What's the story?
In case you didn't know...
Dustin Johnson is a leading American professional golfer and a former World No. 1. He attained the World No. 1 ranking in February 2017 and held on to the position for 64 consecutive weeks.
He also holds the distinction of being the first player to have won each of the four World Golf Championship events - Mexico Championship, Match Play, St. Jude Invitational and HSBC Champions.
The heart of the matter
Dustin Johnson has become the first golf star to withdraw his name from the Tokyo Olympics 2020. The world No. 5 has decided to focus on the FedEx Cup playoffs rather than pursue a medal at the Tokyo Olympics.

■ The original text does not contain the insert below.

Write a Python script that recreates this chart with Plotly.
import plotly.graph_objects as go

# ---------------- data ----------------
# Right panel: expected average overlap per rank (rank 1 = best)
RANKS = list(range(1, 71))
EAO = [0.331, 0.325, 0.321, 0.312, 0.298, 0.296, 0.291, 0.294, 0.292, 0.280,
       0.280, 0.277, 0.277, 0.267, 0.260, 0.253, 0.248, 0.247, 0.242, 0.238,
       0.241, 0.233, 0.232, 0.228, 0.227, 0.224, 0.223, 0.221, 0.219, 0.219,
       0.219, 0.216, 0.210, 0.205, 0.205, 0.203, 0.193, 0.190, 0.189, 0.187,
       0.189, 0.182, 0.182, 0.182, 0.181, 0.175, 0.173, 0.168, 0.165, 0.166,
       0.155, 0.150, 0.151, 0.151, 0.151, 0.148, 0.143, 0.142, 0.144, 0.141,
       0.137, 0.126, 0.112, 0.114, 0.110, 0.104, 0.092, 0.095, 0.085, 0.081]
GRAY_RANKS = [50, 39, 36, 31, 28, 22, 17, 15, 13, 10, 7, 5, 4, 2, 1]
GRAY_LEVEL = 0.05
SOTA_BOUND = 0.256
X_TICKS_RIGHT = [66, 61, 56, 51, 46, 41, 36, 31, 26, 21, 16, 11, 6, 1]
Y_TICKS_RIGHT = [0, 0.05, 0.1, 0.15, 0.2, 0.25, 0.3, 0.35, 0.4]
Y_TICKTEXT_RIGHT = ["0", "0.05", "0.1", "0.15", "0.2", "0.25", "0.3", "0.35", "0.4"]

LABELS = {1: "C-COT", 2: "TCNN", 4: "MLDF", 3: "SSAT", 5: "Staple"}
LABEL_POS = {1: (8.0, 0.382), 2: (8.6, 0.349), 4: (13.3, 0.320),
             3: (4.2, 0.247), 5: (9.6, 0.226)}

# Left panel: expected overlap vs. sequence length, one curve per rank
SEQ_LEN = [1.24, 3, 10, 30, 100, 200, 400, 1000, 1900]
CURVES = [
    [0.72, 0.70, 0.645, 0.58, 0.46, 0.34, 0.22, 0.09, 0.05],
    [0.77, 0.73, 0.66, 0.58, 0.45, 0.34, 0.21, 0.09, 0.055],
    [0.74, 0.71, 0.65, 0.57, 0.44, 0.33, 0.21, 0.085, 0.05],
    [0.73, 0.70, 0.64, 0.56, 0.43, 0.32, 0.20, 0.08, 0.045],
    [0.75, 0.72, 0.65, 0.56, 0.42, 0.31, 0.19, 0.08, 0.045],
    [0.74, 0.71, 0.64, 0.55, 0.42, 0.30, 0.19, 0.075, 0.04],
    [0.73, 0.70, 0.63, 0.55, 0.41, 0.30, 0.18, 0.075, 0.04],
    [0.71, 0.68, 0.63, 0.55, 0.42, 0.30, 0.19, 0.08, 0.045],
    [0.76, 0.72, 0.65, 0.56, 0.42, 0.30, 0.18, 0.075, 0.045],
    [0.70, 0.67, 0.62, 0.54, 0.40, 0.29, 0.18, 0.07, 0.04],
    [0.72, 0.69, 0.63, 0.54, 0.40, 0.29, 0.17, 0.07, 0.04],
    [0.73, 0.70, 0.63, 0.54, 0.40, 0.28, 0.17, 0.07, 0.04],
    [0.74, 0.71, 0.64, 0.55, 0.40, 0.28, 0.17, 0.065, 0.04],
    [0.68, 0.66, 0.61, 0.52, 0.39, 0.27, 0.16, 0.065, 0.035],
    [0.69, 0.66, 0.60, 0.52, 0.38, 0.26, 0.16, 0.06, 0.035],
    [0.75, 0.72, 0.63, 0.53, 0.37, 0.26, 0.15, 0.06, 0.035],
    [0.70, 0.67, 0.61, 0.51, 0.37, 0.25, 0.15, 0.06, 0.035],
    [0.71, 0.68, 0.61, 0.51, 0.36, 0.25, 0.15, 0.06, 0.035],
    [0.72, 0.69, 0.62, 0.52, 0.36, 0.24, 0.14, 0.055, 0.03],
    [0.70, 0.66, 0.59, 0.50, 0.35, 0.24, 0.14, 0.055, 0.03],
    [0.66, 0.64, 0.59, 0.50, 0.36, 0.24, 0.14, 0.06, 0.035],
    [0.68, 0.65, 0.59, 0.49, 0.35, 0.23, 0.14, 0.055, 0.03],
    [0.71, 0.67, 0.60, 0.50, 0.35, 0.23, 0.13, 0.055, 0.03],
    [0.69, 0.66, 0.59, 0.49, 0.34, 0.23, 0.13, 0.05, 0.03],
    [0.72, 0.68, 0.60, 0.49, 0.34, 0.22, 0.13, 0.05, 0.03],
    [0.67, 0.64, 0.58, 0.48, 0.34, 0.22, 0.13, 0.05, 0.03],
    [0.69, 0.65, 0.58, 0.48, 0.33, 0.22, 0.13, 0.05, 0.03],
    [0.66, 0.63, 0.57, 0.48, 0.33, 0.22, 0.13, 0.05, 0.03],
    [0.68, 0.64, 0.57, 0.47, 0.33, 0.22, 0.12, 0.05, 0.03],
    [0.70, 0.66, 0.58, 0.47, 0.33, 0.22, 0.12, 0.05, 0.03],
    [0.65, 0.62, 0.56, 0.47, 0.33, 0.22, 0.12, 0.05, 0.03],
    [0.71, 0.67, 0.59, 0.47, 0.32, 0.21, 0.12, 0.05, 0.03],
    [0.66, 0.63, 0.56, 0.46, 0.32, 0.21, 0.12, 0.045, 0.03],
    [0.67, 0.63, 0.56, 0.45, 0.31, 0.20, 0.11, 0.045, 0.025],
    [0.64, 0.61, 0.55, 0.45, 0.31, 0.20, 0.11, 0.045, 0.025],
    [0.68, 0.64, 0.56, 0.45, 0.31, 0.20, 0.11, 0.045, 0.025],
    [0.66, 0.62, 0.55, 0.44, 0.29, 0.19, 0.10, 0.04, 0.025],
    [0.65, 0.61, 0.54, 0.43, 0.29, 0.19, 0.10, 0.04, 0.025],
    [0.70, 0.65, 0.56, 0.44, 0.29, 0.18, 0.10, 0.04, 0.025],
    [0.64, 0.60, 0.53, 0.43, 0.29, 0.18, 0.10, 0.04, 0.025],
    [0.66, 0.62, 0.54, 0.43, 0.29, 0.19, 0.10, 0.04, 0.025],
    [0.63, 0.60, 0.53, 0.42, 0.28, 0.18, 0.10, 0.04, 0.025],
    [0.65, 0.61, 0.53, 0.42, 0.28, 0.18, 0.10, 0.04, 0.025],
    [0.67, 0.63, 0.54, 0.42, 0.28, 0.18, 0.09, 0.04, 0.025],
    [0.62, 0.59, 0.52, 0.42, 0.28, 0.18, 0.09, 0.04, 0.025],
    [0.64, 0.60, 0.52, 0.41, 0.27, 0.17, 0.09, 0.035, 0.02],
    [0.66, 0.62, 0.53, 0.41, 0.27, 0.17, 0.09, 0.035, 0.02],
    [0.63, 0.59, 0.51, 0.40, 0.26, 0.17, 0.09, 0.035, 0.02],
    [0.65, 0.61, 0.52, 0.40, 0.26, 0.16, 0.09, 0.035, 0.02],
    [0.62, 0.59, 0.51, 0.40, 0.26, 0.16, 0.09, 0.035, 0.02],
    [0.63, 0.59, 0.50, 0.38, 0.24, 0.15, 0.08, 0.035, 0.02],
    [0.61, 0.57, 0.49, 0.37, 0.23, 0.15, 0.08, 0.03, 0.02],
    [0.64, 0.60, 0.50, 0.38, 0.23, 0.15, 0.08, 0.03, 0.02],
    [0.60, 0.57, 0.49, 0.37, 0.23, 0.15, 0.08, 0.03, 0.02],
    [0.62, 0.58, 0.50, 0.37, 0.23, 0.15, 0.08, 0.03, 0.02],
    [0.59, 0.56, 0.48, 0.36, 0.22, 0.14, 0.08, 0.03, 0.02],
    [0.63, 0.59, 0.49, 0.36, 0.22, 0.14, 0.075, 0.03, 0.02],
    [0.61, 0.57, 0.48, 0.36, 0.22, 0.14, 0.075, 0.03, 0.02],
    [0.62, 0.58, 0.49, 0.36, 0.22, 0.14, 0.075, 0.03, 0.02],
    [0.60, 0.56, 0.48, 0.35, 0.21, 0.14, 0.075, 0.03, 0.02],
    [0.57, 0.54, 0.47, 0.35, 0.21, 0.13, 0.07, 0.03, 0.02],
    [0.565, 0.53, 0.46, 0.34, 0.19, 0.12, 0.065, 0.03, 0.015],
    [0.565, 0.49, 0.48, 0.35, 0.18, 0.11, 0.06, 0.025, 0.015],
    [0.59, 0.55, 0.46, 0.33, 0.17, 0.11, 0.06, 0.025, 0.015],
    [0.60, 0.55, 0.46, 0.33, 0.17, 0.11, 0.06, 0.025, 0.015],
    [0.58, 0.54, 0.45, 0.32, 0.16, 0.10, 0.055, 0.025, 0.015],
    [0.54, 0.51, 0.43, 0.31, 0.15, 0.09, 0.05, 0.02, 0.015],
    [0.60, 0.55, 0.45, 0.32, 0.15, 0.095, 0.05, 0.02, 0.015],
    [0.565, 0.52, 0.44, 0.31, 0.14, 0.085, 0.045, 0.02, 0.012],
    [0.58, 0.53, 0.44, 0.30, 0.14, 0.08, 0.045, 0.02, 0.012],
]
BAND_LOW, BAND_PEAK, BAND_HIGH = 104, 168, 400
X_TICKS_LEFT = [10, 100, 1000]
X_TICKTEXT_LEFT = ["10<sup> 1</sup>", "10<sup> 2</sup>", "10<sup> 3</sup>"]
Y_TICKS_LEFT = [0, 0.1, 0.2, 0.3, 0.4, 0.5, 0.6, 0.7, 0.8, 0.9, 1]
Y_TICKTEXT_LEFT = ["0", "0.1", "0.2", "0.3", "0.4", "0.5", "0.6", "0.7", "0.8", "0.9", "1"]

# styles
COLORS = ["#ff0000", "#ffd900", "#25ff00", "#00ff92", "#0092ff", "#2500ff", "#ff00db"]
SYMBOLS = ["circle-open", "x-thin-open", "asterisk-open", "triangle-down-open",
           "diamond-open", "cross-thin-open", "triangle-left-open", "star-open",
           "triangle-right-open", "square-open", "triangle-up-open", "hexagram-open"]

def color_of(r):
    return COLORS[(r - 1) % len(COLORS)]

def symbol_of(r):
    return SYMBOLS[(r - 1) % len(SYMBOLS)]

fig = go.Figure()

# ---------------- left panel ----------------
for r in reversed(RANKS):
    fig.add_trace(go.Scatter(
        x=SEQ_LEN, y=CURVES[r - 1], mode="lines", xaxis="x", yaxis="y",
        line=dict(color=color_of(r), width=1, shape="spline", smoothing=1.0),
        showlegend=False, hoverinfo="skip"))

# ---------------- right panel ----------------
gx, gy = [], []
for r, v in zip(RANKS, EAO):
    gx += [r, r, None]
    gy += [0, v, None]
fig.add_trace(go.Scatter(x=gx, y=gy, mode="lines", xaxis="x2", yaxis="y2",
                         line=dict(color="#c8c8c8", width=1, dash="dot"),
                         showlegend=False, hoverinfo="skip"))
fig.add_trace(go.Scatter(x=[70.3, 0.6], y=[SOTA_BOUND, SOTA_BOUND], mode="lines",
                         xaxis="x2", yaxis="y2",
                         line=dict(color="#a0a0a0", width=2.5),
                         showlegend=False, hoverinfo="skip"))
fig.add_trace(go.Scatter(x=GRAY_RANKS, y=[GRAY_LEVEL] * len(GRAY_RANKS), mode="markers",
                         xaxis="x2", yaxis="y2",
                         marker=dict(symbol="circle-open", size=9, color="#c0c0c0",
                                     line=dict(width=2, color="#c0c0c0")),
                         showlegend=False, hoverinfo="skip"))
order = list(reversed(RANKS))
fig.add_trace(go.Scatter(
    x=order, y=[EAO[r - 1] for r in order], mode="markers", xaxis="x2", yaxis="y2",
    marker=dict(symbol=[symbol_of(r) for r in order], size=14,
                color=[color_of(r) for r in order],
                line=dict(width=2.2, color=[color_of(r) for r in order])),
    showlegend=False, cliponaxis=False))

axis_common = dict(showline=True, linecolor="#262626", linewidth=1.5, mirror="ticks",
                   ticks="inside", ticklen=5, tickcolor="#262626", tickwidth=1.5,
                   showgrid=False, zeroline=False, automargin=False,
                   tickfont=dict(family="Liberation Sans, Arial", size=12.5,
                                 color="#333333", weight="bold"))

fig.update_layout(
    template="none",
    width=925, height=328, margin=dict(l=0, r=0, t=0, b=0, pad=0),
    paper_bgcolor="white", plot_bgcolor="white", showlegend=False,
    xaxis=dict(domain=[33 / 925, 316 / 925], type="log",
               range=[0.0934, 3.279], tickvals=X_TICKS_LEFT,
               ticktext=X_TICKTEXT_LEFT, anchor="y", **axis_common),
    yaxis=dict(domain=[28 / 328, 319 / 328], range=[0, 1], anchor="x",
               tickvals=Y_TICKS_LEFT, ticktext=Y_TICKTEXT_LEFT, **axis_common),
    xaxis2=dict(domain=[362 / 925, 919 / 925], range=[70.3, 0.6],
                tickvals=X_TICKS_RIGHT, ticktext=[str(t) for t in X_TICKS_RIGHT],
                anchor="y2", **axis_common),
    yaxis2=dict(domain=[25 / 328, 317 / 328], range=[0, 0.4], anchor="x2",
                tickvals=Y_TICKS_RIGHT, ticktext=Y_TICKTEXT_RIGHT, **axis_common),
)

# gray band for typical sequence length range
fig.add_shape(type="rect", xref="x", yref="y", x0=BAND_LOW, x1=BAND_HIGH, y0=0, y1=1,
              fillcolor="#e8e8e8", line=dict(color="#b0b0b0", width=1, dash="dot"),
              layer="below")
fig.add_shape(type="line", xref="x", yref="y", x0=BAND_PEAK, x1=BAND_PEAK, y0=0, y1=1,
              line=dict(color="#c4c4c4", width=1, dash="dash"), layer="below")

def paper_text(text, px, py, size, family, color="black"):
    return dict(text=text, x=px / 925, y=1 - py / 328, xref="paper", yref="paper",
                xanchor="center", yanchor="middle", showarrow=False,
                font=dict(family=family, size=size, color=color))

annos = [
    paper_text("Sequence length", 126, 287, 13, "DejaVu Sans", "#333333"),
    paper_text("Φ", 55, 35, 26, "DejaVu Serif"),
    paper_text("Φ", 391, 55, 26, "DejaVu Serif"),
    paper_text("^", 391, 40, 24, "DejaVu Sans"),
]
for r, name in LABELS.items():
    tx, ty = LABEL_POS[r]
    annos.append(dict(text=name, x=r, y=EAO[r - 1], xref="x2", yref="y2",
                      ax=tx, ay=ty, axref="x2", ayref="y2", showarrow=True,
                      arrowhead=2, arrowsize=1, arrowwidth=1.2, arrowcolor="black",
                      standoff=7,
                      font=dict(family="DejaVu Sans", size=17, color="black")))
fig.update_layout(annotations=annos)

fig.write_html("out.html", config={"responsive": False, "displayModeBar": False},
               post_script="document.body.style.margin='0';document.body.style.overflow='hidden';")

The decision was conveyed by David Winkle, Johnson’s manager in a recent mail.
Dustin gave the Olympics a great deal of thought and we discussed the pros and cons of him participating at length.
At the end of the day, it's a matter of personal preference and priority. As much as he would be honoured to be an Olympian, the FedEx Cup Playoffs are also very important to him.

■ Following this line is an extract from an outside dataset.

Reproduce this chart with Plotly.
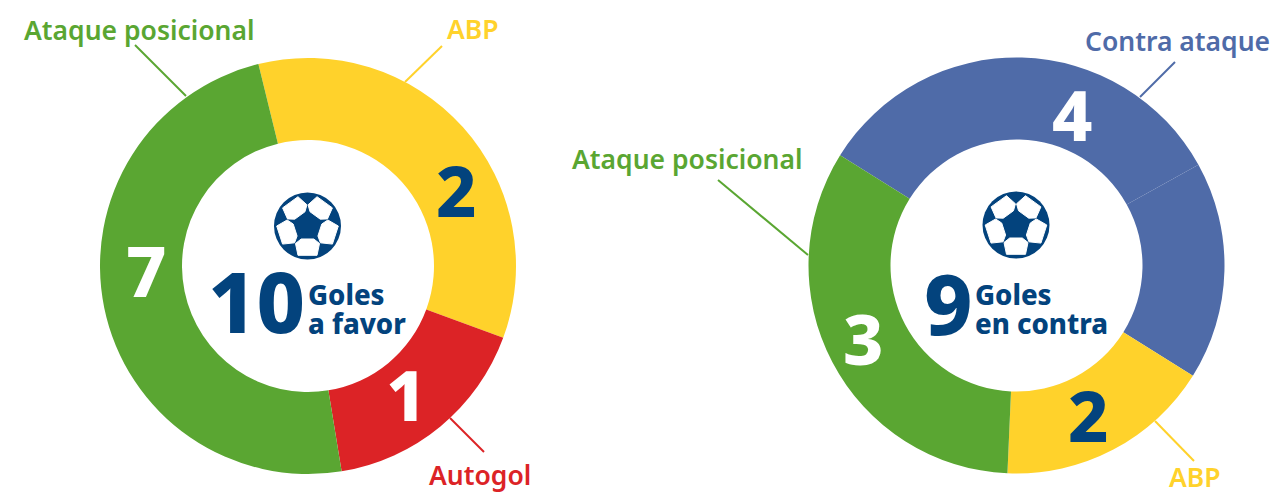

Having had a few close calls in the Playoffs, he really wants to win them before his time is done and feels that he wouldn't be giving himself the best opportunity to do so if he added a lengthy international trip just prior to their beginning [and shortly after returning from two weeks in Europe].
Although there is an 11-day gap between the end of the golf event at the Tokyo Olympics and the start of the FedEx Cup, Johnson is not keen to embark on a lengthy international trip just before the FedEx Cup begins.

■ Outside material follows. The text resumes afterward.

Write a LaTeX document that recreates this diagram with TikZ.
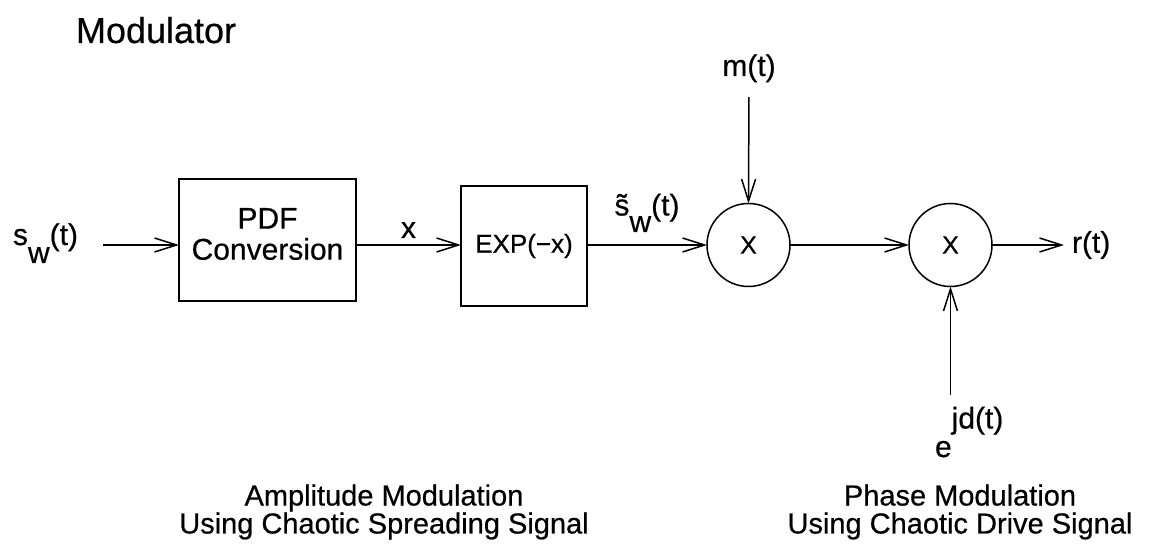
\documentclass[tikz,border=0pt]{standalone}
\usepackage{fontspec}
\setmainfont{Liberation Sans}[FakeBold=0.5]
\usetikzlibrary{arrows.meta}
\begin{document}
\begin{tikzpicture}[x=1pt,y=-1pt,
  every node/.style={inner sep=0pt, outer sep=0pt},
  lbl/.style={font=\fontsize{30}{31}\selectfont},
  blk/.style={draw, line width=1.5pt},
  mult/.style={draw, circle, line width=1.5pt, minimum size=83pt, font=\fontsize{25}{27}\selectfont},
  arr/.style={line width=1.5pt, -{Straight Barb[length=22pt,width=14pt,line width=1.5pt]}}
]
\useasboundingbox (0,0) rectangle (1149,545);

\node[anchor=base west, font=\fontsize{36}{38}\selectfont] (title) at (76,43) {Modulator};

\node[lbl, anchor=base west] (sw) at (13,245) {s\raisebox{-0.6em}{w}(t)};

\node[blk, minimum width=177pt, minimum height=122pt] (pdf) at (267.5,240) {};
\node[align=center, font=\fontsize{30}{31}\selectfont] (pdftxt) at (267.5,234) {PDF\\Conversion};

\node[blk, minimum width=126pt, minimum height=120pt, font=\fontsize{26}{28}\selectfont] (exp) at (524,246) {EXP(−x)};

\node[mult] (c1) at (748.5,245) {X};
\node[mult] (c2) at (950.5,245) {X};

\node[lbl, anchor=base] (mt) at (749,76) {m(t)};
\node[lbl, anchor=west] (rt) at (1072,245) {r(t)};
\node[lbl, anchor=base west] (ej) at (935,457) {e\raisebox{0.95em}{jd(t)}};

\draw[arr, shorten <=25pt] (sw.east |- c1) -- (pdf.west |- c1);
\draw[arr] (pdf.east |- c1) -- node[lbl, midway, above=7pt] {x} (exp.west |- c1);
\draw[arr] (exp.east |- c1) -- node[lbl, midway, above=13pt] {\~{s}\raisebox{-0.55em}{w}(t)} (c1.west);
\draw[arr] (c1.east) -- (c2.west);
\draw[arr, shorten >=8pt] (c2.east) -- (rt.west);
\draw[arr, shorten <=15pt] (mt.south) -- (c1.north);
\draw[arr, shorten <=12pt] (c2 |- ej.north) -- (c2.south);

\node[lbl, align=center, font=\fontsize{29}{28}\selectfont] (amp) at (384,512) {Amplitude Modulation\\Using Chaotic Spreading Signal};
\node[lbl, align=center, font=\fontsize{29}{28}\selectfont] (phase) at (960,512) {Phase Modulation\\Using Chaotic Drive Signal};
\end{tikzpicture}
\end{document}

Based on the current World Golf Rankings, 4 Americans are likely to qualify for the Olympics. Brooks Koepka currently leads the pack, with Johnson in the third position.
Even Koepka had recently downplayed the importance of the Olympics as he considers golf’s four major championships and the FedEx Cup more important. Koepka also added that he would be taking a call on playing the Olympics at a later date.
We’ll see where everything else falls.
With two of the top golfers in the world planning to skip the golf event at the Tokyo Olympics, it would certainly weaken the overall field.
However, this might just open up an opportunity for Tiger Woods (currently ranked 7th among the US golfers) to make it to the quadrennial sporting extravaganza.